Oh WOW .here come the tears again !!! ALL of you transporters are STUPENDOUS......blessings to all of you !!! And Lea, you've made a whole country of friends who love you!!!! Betty....... you got yourself a very special lady !!!!!


----------



## AquaClaraCanines (Mar 5, 2006)

What AMAZING photos, omg! I am crying now!!! I love you guys!!!!

Oak and Leah are a GORGEOUS matching set of Goldens, too!


----------



## Angel_Kody (Feb 27, 2007)

Aawwww...she still looks so happy! Had she ever seen snow before? I'm guessing no(?) as she is a Florida girl right?


----------



## missmarstar (Jul 22, 2007)

great pictures!! i am getting so excited it's almost finished!!


----------



## Old Gold Mum2001 (Feb 25, 2007)

Riding in style 

Great pics Everyone. 

This whole thing is such a beautiful, heartwarming, giving thing you all did 
Bless You All!


----------



## Lego&Jacub (Jul 18, 2006)

oh my gosh... what a saga!!!! The photos are terrific... love the bed in the back for her!! After all her travels... she NEEDS it!!!

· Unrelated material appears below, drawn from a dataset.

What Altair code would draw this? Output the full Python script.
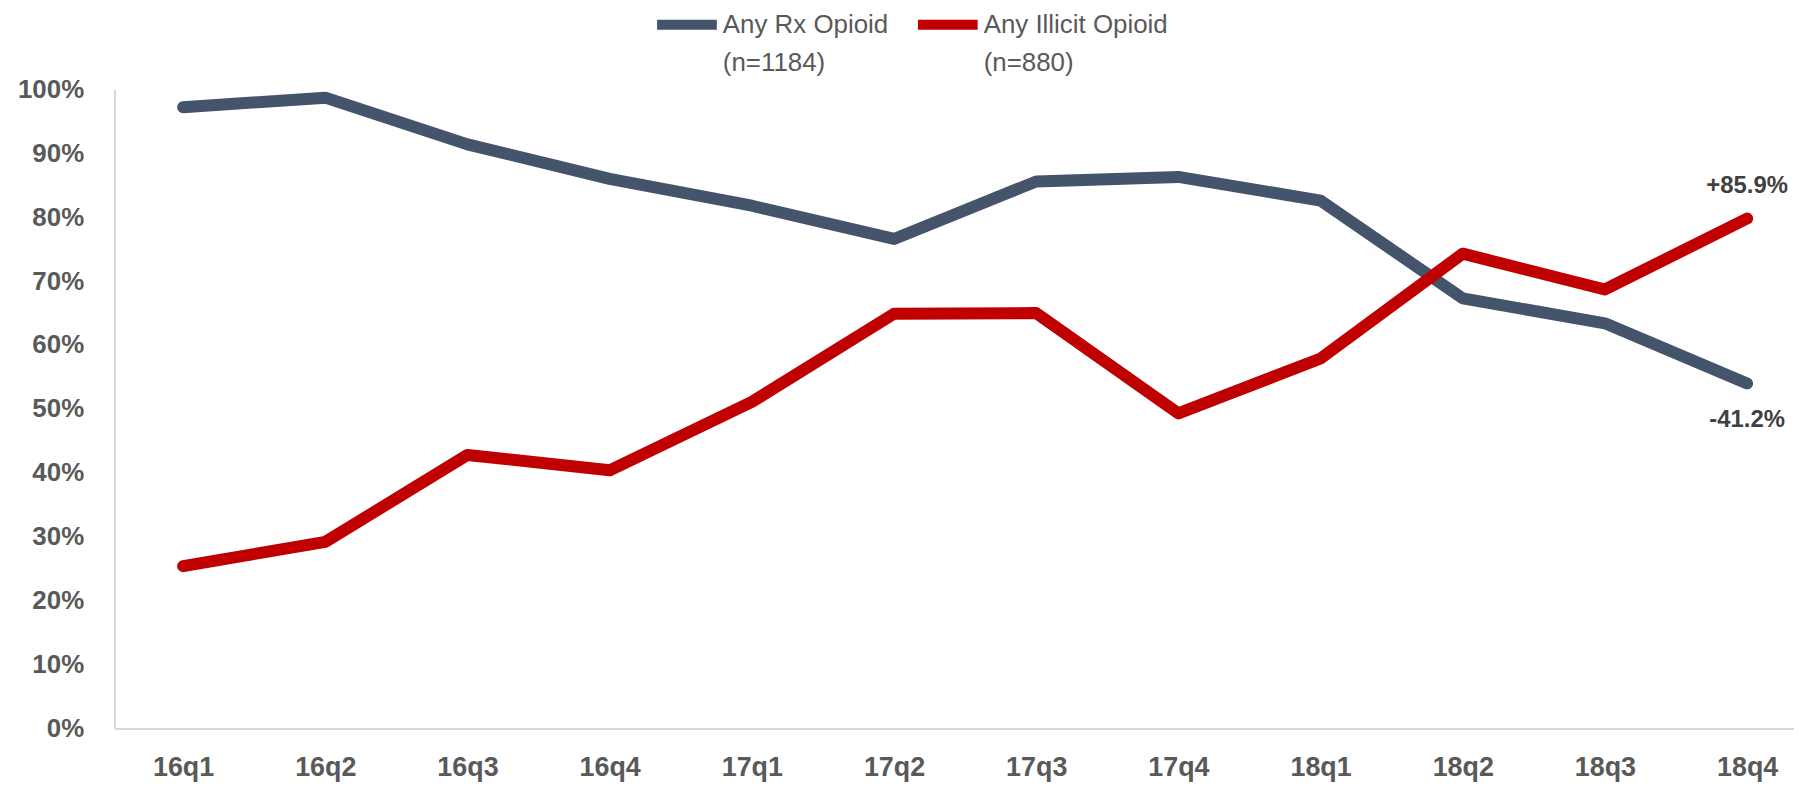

What did she think of the snow????


----------



## Jersey's Mom (Nov 25, 2007)

I can't believe she's almost to her new home!!! Hope she's taking to that cold weather ok?! This has been wonderful to watch... what an incredible journey!

Julie and Jersey


----------



## Faith's mommy (Feb 26, 2007)

woo hoo!

i can't wait for Rob to check in later


----------



## GoldenJoyx'stwo (Feb 25, 2007)

Hey Rob,

How does Oakly feel about Lea riding shot gun in his truck? Oakly loves that truck folks! 

Stay safe!


----------



## LibertyME (Jan 6, 2007)

The snow that we have now is hard packed....It is slippery and hard underfoot.....Lea was not too impressed!! 
If we get some snow tomorrow...that will be a real treat for the girl! 









This was Lea most of the time in the backyard....
So what's the big deal? Its white and hard and cold....you like it so much you go climb on it!









Old Orchard Beach


















Parkas on the beach...There were several families with kids all bundled up in jackets, mittens and hats walking on the shoreline...


----------



## Angel_Kody (Feb 27, 2007)

Kimm said:


> Hey Rob,
> 
> How does Oakly feel about Lea riding shot gun in his truck? Oakly loves that truck folks!
> 
> Stay safe!


 
Ha-ha Kim...I was going to ask the same thing!


----------



## kerribear's golden kids (May 17, 2007)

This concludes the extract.